- _Task objective_:
Leaving out every picture, retype the lines below from the top through the one that contains "const ref = useRef<HTMLDivElement>(null);".

* begin Supplied material *

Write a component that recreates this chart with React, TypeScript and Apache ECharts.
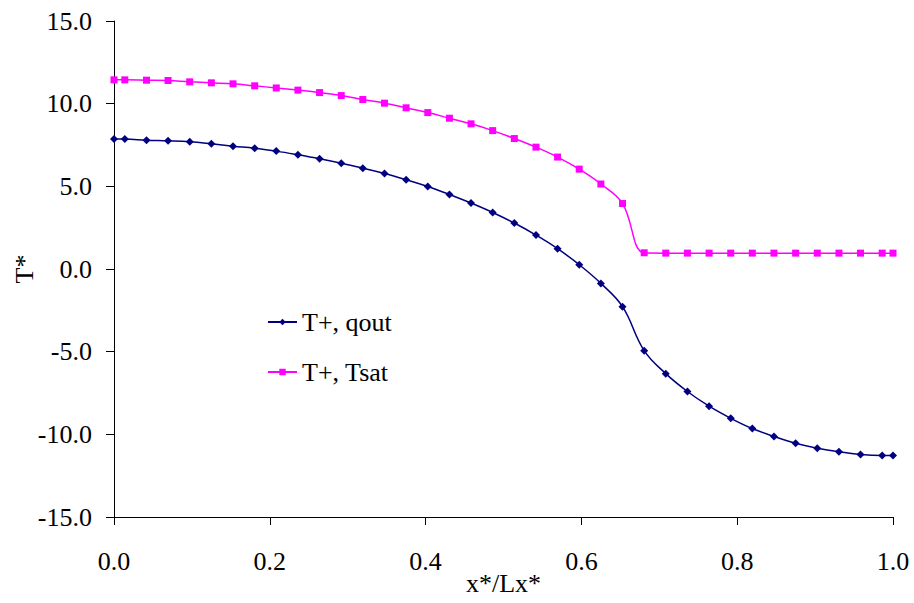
import React, { useEffect, useRef } from "react";
import * as echarts from "echarts";

const xValues = [
  0, 0.0139, 0.0417, 0.0694, 0.0972, 0.125, 0.1528, 0.1806, 0.2083, 0.2361,
  0.2639, 0.2917, 0.3194, 0.3472, 0.375, 0.4028, 0.4306, 0.4583, 0.4861,
  0.5139, 0.5417, 0.5694, 0.5972, 0.625, 0.6528, 0.6806, 0.7083, 0.7361,
  0.7639, 0.7917, 0.8194, 0.8472, 0.875, 0.9028, 0.9306, 0.9583, 0.9861, 1,
];

const qoutValues = [
  7.86, 7.86, 7.79, 7.75, 7.69, 7.57, 7.43, 7.31, 7.13, 6.91, 6.67, 6.4, 6.1,
  5.78, 5.4, 4.99, 4.51, 3.99, 3.42, 2.78, 2.05, 1.23, 0.26, -0.87, -2.28,
  -4.94, -6.33, -7.41, -8.3, -9.03, -9.65, -10.13, -10.54, -10.84, -11.06,
  -11.22, -11.28, -11.28,
];

const tsatValues = [
  11.44, 11.44, 11.42, 11.4, 11.32, 11.26, 11.2, 11.08, 10.95, 10.82, 10.67,
  10.49, 10.25, 10.03, 9.75, 9.46, 9.12, 8.78, 8.37, 7.89, 7.37, 6.77, 6.04,
  5.14, 3.96, 0.98, 0.96, 0.96, 0.96, 0.96, 0.96, 0.96, 0.96, 0.96, 0.96,
  0.96, 0.96, 0.96,
];

const seriesNames = ["T+, qout", "T+, Tsat"];
const xAxisName = "x*/Lx*";
const yAxisName = "T*";

const FONT = "Liberation Serif";

export default function App() {
  const ref = useRef<HTMLDivElement>(null);

  useEffect(() => {
    document.body.style.margin = "0";
    if (!ref.current) return;
    const chart = echarts.init(ref.current, undefined, { renderer: "svg" });
    const pair = (ys: number[]) => xValues.map((x, i) => [x, ys[i]]);
    chart.setOption({
      animation: false,
      backgroundColor: "#ffffff",
      textStyle: { fontFamily: FONT },
      grid: {
        left: 114,
        right: 21,
        top: 21,
        bottom: 86,
        containLabel: false,
        outerBoundsMode: "none",
      },
      legend: {
        orient: "vertical",
        left: 267,
        top: 309,
        padding: 0,
        itemWidth: 29,
        itemHeight: 8,
        itemGap: 24,
        textStyle: { fontFamily: FONT, fontSize: 26, color: "#000" },
        data: seriesNames,
      },
      xAxis: {
        type: "value",
        min: 0,
        max: 1,
        interval: 0.2,
        name: xAxisName,
        nameLocation: "middle",
        nameGap: 53,
        nameMoveOverlap: false,
        nameTextStyle: { fontFamily: FONT, fontSize: 26, color: "#000" },
        axisLine: { show: true, onZero: false, lineStyle: { color: "#000", width: 1 } },
        axisTick: { show: true, inside: false, length: 8, lineStyle: { color: "#000" } },
        axisLabel: {
          fontFamily: FONT,
          fontSize: 26,
          color: "#000",
          margin: 31,
          formatter: (v: number) => v.toFixed(1),
        },
        splitLine: { show: false },
      },
      yAxis: {
        type: "value",
        min: -15,
        max: 15,
        interval: 5,
        name: yAxisName,
        nameLocation: "middle",
        nameGap: 77,
        nameMoveOverlap: false,
        nameTextStyle: { fontFamily: FONT, fontSize: 26, color: "#000" },
        axisLine: { show: true, onZero: false, lineStyle: { color: "#000", width: 1 } },
        axisTick: { show: true, inside: false, length: 8, lineStyle: { color: "#000" } },
        axisLabel: {
          fontFamily: FONT,
          fontSize: 26,
          color: "#000",
          margin: 22,
          formatter: (v: number) => v.toFixed(1),
        },
        splitLine: { show: false },
      },
      series: [
        {
          name: seriesNames[0],
          type: "line",
          data: pair(qoutValues),
          smooth: 0.4,
          symbol: "diamond",
          symbolSize: 8,
          color: "#000080",
          lineStyle: { color: "#000080", width: 1.5 },
          itemStyle: { color: "#000080" },
        },
        {
          name: seriesNames[1],
          type: "line",
          data: pair(tsatValues),
          smooth: 0.4,
          symbol: "rect",
          symbolSize: 7,
          color: "#ff00ff",
          lineStyle: { color: "#ff00ff", width: 1.5 },
          itemStyle: { color: "#ff00ff" },
        },
      ],
    });
    return () => chart.dispose();
  }, []);

  return (
    <div
      ref={ref}
      style={{ position: "absolute", left: 0, top: 0, width: 914, height: 603, background: "#fff" }}
    />
  );
}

* end Supplied material *

- _Answer to the problem_:
Write a component that recreates this chart with React, TypeScript and Apache ECharts.
import React, { useEffect, useRef } from "react";
import * as echarts from "echarts";

const xValues = [
  0, 0.0139, 0.0417, 0.0694, 0.0972, 0.125, 0.1528, 0.1806, 0.2083, 0.2361,
  0.2639, 0.2917, 0.3194, 0.3472, 0.375, 0.4028, 0.4306, 0.4583, 0.4861,
  0.5139, 0.5417, 0.5694, 0.5972, 0.625, 0.6528, 0.6806, 0.7083, 0.7361,
  0.7639, 0.7917, 0.8194, 0.8472, 0.875, 0.9028, 0.9306, 0.9583, 0.9861, 1,
];

const qoutValues = [
  7.86, 7.86, 7.79, 7.75, 7.69, 7.57, 7.43, 7.31, 7.13, 6.91, 6.67, 6.4, 6.1,
  5.78, 5.4, 4.99, 4.51, 3.99, 3.42, 2.78, 2.05, 1.23, 0.26, -0.87, -2.28,
  -4.94, -6.33, -7.41, -8.3, -9.03, -9.65, -10.13, -10.54, -10.84, -11.06,
  -11.22, -11.28, -11.28,
];

const tsatValues = [
  11.44, 11.44, 11.42, 11.4, 11.32, 11.26, 11.2, 11.08, 10.95, 10.82, 10.67,
  10.49, 10.25, 10.03, 9.75, 9.46, 9.12, 8.78, 8.37, 7.89, 7.37, 6.77, 6.04,
  5.14, 3.96, 0.98, 0.96, 0.96, 0.96, 0.96, 0.96, 0.96, 0.96, 0.96, 0.96,
  0.96, 0.96, 0.96,
];

const seriesNames = ["T+, qout", "T+, Tsat"];
const xAxisName = "x*/Lx*";
const yAxisName = "T*";

const FONT = "Liberation Serif";

export default function App() {
  const ref = useRef<HTMLDivElement>(null);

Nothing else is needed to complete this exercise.